## MATERIAL SHOWN:
◆ ◆ ◆ ◆ ◆ ◆ ◆

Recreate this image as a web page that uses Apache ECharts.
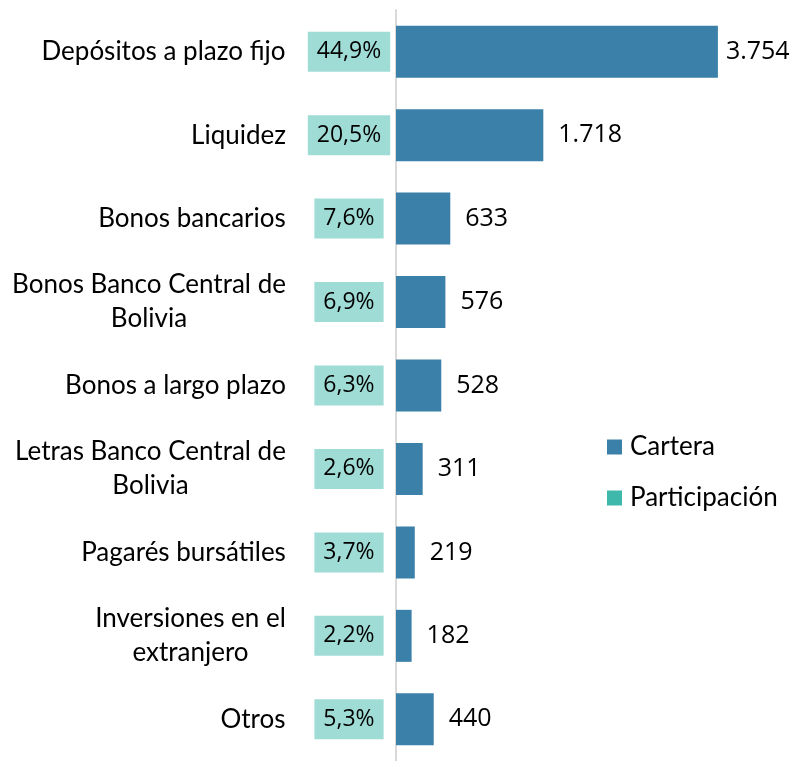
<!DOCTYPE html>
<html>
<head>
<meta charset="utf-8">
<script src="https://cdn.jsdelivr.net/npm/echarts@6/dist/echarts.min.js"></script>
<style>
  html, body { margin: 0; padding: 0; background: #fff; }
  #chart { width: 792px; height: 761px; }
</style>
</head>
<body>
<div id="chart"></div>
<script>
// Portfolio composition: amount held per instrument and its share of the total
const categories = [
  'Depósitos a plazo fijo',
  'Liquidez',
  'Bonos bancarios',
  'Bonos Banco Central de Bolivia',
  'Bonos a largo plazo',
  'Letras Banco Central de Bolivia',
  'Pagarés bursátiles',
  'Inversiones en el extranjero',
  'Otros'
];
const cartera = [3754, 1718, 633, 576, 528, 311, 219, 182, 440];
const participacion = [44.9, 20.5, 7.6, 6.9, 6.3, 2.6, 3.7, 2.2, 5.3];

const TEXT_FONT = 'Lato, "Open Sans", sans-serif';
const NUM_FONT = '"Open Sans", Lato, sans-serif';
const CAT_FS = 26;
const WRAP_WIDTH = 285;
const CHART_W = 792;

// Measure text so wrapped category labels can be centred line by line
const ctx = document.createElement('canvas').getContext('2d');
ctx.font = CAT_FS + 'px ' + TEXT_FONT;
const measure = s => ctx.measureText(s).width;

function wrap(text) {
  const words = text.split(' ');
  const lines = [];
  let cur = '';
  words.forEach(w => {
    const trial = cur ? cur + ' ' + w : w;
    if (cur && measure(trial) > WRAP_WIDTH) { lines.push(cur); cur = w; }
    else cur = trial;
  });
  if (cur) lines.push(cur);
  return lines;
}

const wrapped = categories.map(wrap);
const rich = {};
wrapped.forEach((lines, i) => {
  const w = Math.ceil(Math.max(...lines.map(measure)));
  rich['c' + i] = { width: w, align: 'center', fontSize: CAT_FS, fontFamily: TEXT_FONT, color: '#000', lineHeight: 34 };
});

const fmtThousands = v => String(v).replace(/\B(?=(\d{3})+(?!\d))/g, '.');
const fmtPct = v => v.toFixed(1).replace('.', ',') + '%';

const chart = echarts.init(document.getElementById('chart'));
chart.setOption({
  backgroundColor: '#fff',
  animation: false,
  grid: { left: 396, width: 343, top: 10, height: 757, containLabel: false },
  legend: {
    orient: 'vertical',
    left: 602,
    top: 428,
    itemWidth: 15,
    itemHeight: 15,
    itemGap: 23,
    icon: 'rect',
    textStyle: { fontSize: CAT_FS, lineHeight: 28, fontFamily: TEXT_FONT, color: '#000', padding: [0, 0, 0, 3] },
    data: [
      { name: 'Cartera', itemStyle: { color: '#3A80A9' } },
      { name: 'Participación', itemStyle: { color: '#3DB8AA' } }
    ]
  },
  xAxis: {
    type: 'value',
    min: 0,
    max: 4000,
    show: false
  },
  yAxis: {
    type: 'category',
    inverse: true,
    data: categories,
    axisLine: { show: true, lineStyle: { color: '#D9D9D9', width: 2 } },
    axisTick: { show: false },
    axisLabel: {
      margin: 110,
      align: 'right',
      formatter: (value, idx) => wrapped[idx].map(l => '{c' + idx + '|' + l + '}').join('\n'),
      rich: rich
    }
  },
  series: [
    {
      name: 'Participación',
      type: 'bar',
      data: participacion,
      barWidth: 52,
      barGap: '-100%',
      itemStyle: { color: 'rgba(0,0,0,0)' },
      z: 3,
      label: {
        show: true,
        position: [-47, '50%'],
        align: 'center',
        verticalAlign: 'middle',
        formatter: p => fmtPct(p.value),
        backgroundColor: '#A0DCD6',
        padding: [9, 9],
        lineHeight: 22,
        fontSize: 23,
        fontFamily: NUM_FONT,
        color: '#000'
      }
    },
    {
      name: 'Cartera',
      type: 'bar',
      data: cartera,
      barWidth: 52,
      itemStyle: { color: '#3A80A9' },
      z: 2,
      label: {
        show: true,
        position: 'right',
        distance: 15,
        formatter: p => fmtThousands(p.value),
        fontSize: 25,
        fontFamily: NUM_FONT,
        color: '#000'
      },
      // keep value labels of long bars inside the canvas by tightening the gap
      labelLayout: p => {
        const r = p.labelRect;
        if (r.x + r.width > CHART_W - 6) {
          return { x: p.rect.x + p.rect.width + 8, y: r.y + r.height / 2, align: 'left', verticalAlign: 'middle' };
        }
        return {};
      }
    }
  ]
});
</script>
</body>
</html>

◆ ◆ ◆ ◆ ◆ ◆ ◆

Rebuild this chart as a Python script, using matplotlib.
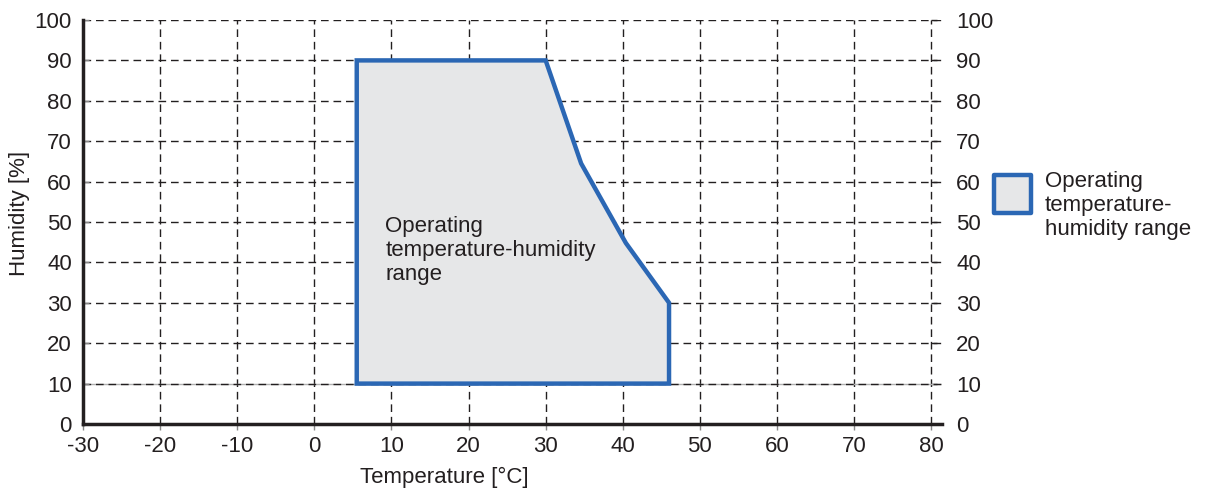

◆ ◆ ◆ ◆ ◆ ◆ ◆

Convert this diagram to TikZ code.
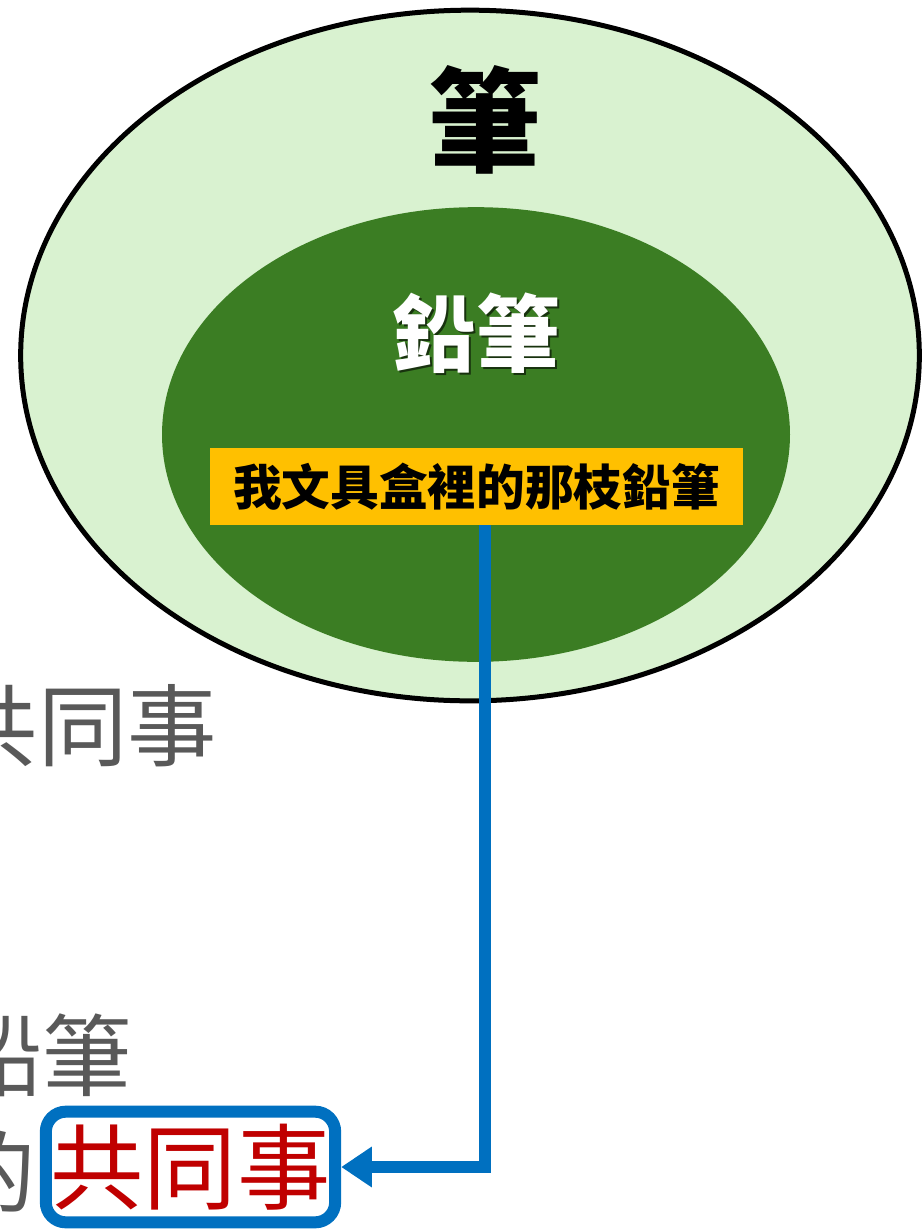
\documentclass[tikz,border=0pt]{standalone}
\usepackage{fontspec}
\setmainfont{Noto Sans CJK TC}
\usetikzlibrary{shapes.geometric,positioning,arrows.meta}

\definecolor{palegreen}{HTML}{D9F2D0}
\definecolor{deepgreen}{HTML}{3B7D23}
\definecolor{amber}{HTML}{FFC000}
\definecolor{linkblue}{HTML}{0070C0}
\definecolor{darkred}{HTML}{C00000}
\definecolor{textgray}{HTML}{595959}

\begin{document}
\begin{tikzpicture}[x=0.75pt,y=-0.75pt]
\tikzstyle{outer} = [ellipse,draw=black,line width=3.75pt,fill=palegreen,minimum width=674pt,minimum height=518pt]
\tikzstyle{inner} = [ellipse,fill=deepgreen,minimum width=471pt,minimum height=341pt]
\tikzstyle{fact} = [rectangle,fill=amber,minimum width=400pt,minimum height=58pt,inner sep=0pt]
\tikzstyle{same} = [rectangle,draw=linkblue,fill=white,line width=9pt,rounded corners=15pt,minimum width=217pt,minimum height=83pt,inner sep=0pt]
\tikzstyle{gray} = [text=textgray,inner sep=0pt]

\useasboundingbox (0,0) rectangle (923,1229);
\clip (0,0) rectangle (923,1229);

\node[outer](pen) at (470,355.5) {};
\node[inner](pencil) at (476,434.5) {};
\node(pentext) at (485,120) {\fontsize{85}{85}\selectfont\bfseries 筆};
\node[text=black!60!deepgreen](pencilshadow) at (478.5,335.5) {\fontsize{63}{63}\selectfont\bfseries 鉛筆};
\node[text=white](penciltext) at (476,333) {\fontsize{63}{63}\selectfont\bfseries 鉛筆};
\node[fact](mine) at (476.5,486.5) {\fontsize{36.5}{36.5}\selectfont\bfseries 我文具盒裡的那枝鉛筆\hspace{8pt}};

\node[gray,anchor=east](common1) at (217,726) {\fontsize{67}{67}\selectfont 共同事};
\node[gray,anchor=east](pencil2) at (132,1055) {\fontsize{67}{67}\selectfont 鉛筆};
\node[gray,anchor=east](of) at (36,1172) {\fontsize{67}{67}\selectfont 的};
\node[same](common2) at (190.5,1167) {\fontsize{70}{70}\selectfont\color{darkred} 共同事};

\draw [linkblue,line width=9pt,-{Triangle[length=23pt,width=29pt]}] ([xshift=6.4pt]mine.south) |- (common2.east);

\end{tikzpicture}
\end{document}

◆ ◆ ◆ ◆ ◆ ◆ ◆

## STATED PROBLEM:
Of the lines above, how many contain the word "script"? Provide the number and nothing else.

## EXERCISE ANSWER:
4